Таким образом, юридический статус полностью совпадает с научным выводом: биологическая мать и законный опекун — одно лицо. Девочка живет с человеком, которому она действительно является дочерью. Факта отсутствия Миримской в этой конструкции не скрывает ни один документ.
Почему прокурорский мотив не совпадает с реальностью
Прокуратура, однако, настаивает на версии, что Миримская пыталась вернуть ребенка, действуя как мать. Но совокупность фактов выглядит иначе. Биологической матерью является Голубович, девочка живет с ней, опека установлена официально и бессрочно. По сути, ребенок находится в условиях, которые социальные органы считают полностью благополучными. Его никто не удерживает, и его пребывание в семье опекуна не вызывает сомнений ни с юридической, ни с бытовой точки зрения.
При этом лишь один из четырех эпизодов, инкриминированных Миримской, имеет отношение к истории с ребенком. Остальные эпизоды покушения на дачу взяток связаны с иными обстоятельствами, что делает эмоциональный сюжет далеко не главным в уголовном деле. Но именно он стал основой для просьбы прокуратуры смягчить наказание почти вдвое.
Здесь важным становится вопрос: может ли человек, не являющийся биологической матерью и не обладающий опекой, ссылаться на «материнские чувства» как на обстоятельство, смягчающее наказание? А главное — может ли прокуратура использовать этот довод?

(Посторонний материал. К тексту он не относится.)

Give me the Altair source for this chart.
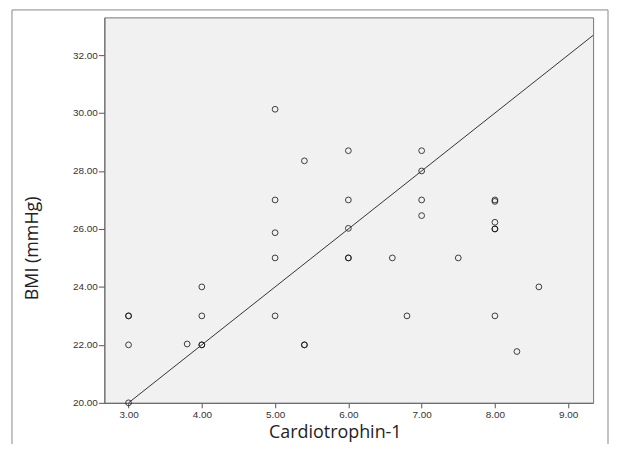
import altair as alt
import pandas as pd

cardio = [3, 3, 3, 3, 3.8, 4, 4, 4, 4, 5, 5, 5, 5, 5, 5.4, 5.4, 5.4,
          6, 6, 6, 6, 6, 6.6, 6.8, 7, 7, 7, 7, 7.5, 8, 8, 8, 8, 8, 8, 8.3, 8.6]
bmi = [20, 22, 23, 23, 22.03, 22, 22, 23, 24, 30.13, 27, 25.87, 25, 23, 28.35, 22, 22,
       28.7, 27, 26.02, 25, 25, 25, 23, 28.7, 28, 27, 26.46, 25, 27, 26.95, 26.23, 26, 26, 23, 21.77, 24]

fit_x = [3.0, 9.34]
fit_y = [20.0, 32.68]

x_ticks = [3, 4, 5, 6, 7, 8, 9]
y_ticks = [20, 22, 24, 26, 28, 30, 32]

pts = pd.DataFrame({"Cardiotrophin-1": cardio, "BMI": bmi})
fit = pd.DataFrame({"Cardiotrophin-1": fit_x, "BMI": fit_y})

xscale = alt.Scale(domain=[2.67, 9.34], nice=False, zero=False)
yscale = alt.Scale(domain=[20, 33.3], nice=False, zero=False)

xaxis = alt.Axis(values=x_ticks, format=".2f", title="Cardiotrophin-1", grid=False,
                 labelFont="Liberation Sans", labelFontSize=10, labelColor="#333",
                 tickColor="#555", tickSize=5, labelPadding=2, domainColor="#666",
                 titleFont="Open Sans", titleFontSize=18, titleFontWeight="normal",
                 titleColor="#222", titleX=232, titleY=35,
                 titleBaseline="alphabetic", titleAlign="center")
yaxis = alt.Axis(values=y_ticks, format=".2f", title="BMI (mmHg)", grid=False,
                 labelFont="Liberation Sans", labelFontSize=10, labelColor="#333",
                 tickColor="#555", tickSize=6, labelPadding=1, domainColor="#666",
                 titleFont="Open Sans", titleFontSize=18, titleFontWeight="normal",
                 titleColor="#222", titleX=-72, titleY=232, titleAngle=270,
                 titleBaseline="middle", titleAlign="center")

frame = alt.Chart(pd.DataFrame({"a": [0]})).mark_rect(
    fill=None, stroke="#888", strokeWidth=1, clip=False
).encode(x=alt.value(-93), x2=alt.value(507), y=alt.value(-7.5), y2=alt.value(460))

points = alt.Chart(pts).mark_point(
    shape="circle", filled=False, size=34, color="#111", strokeWidth=1, opacity=0.8
).encode(
    x=alt.X("Cardiotrophin-1:Q", scale=xscale, axis=xaxis),
    y=alt.Y("BMI:Q", scale=yscale, axis=yaxis),
)

line = alt.Chart(fit).mark_line(color="#333", strokeWidth=1).encode(
    x=alt.X("Cardiotrophin-1:Q", scale=xscale),
    y=alt.Y("BMI:Q", scale=yscale),
)

chart = alt.layer(frame, points, line).properties(
    width=492, height=388,
    autosize=alt.AutoSizeParams(type="none"),
    padding={"left": 97, "top": 8, "right": 16, "bottom": 40},
    background="white",
).configure_view(fill="#f0f1f0", stroke="#777", strokeWidth=1)

chart.save("out.html", embed_options={"renderer": "svg", "actions": False})
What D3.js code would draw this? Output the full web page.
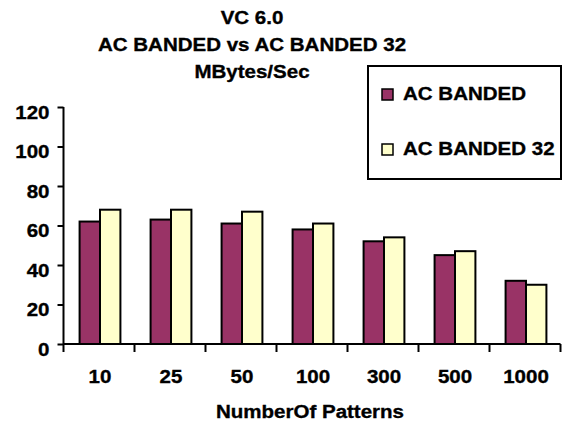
<!DOCTYPE html>
<html>
<head>
<meta charset="utf-8">
<script src="https://cdn.jsdelivr.net/npm/d3@7"></script>
<style>
  html, body { margin: 0; padding: 0; background: #fff; }
  svg { display: block; }
  text { font-family: "Liberation Sans", Arial, sans-serif; font-weight: bold; fill: #000;
         stroke: #000; stroke-width: 0.35px; }
</style>
</head>
<body>
<svg id="chart" width="565" height="427"></svg>
<script>
// Throughput per pattern count, MBytes/Sec
const categories = ["10", "25", "50", "100", "300", "500", "1000"];
const seriesNames = ["AC BANDED", "AC BANDED 32"];
const acBanded = [62, 63, 61, 58, 52, 45, 32];
const acBanded32 = [68, 68, 67, 61, 54, 47, 30];
const yTicks = [0, 20, 40, 60, 80, 100, 120];
const titleLines = ["VC 6.0", "AC BANDED vs AC BANDED 32", "MBytes/Sec"];
const xTitle = "NumberOf Patterns";

const seriesColors = ["#993366", "#FFFFCC"];
const seriesValues = [acBanded, acBanded32];

const svg = d3.select("#chart");
const FS = 19;         // font size
const SX = 1.08;       // horizontal stretch of the lettering

function label(g, x, y, txt, anchor) {
  return g.append("text")
    .attr("transform", `translate(${x},${y}) scale(${SX},1)`)
    .attr("text-anchor", anchor || "middle")
    .attr("font-size", FS)
    .text(txt);
}

const plot = { left: 63.5, right: 560.5, top: 107, bottom: 344 };

const x = d3.scaleBand().domain(categories).range([plot.left, plot.right]).padding(0);
const bw = x.bandwidth();
const groupW = bw * 0.575;
const x1 = d3.scaleBand().domain(seriesNames)
  .range([(bw - groupW) / 2 + 1, (bw + groupW) / 2 + 1]).padding(0);
const y = d3.scaleLinear().domain([0, 120]).range([plot.bottom, plot.top]);

// Titles
titleLines.forEach((t, i) => label(svg, 252, 24 + i * 27, t));

// Bars
const groups = svg.append("g").selectAll("g")
  .data(categories)
  .join("g")
  .attr("transform", d => `translate(${x(d)},0)`);

groups.selectAll("rect")
  .data((d, i) => seriesNames.map((s, k) => ({ s, k, v: seriesValues[k][i] })))
  .join("rect")
  .attr("x", d => x1(d.s))
  .attr("width", x1.bandwidth())
  .attr("y", d => y(d.v))
  .attr("height", d => y(0) - y(d.v))
  .attr("fill", d => seriesColors[d.k])
  .attr("stroke", "#000")
  .attr("stroke-width", 2);

// Y axis
const yAxis = svg.append("g")
  .attr("transform", `translate(${plot.left},0)`)
  .call(d3.axisLeft(y).tickValues(yTicks).tickSize(6).tickPadding(0).tickFormat(d3.format("d")));
yAxis.select(".domain").attr("stroke", "#000").attr("stroke-width", 2)
  .attr("d", `M0,${plot.top}V${plot.bottom}`);
yAxis.selectAll(".tick line").attr("stroke", "#000").attr("stroke-width", 2);
yAxis.selectAll(".tick text").remove();
yAxis.selectAll(".tick").each(function(d) {
  label(d3.select(this), -14, 11, String(d), "end");
});

// X axis: ticks sit on band boundaries
const xAxis = svg.append("g").attr("transform", `translate(0,${plot.bottom})`);
xAxis.append("path")
  .attr("d", `M${plot.left},0H${plot.right}`)
  .attr("stroke", "#000").attr("stroke-width", 2).attr("fill", "none");
const boundaries = categories.map(c => x(c)).concat([x(categories[categories.length - 1]) + bw]);
xAxis.selectAll("line.tk")
  .data(boundaries)
  .join("line")
  .attr("class", "tk")
  .attr("x1", d => d).attr("x2", d => d)
  .attr("y1", 0).attr("y2", 8)
  .attr("stroke", "#000").attr("stroke-width", 2);
categories.forEach(c => label(xAxis, x(c) + bw / 2 + 1, 39, c));

// Axis title
label(svg, 310, 418, xTitle);

// Legend
const lg = svg.append("g");
lg.append("rect")
  .attr("x", 368).attr("y", 66).attr("width", 193).attr("height", 113)
  .attr("fill", "#fff").attr("stroke", "#000").attr("stroke-width", 2);
seriesNames.forEach((s, k) => {
  const yy = 100 + k * 55;
  lg.append("rect")
    .attr("x", 382).attr("y", yy - 11).attr("width", 11).attr("height", 11)
    .attr("fill", seriesColors[k]).attr("stroke", "#000").attr("stroke-width", 1.5);
  label(lg, 403, yy, s, "start");
});
</script>
</body>
</html>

Если суд будет опираться на фактуру, а не на эмоциональный фон, то внутренняя логика кассационной позиции прокуратуры может оказаться существенно ослабленной.
Суду предстоит решать вопрос не о материнстве как чувстве, а о наказании по конкретным эпизодам взяток. И чем точнее будет учтена фактура, тем меньше в этом деле останется пространства для эмоциональных интерпретаций.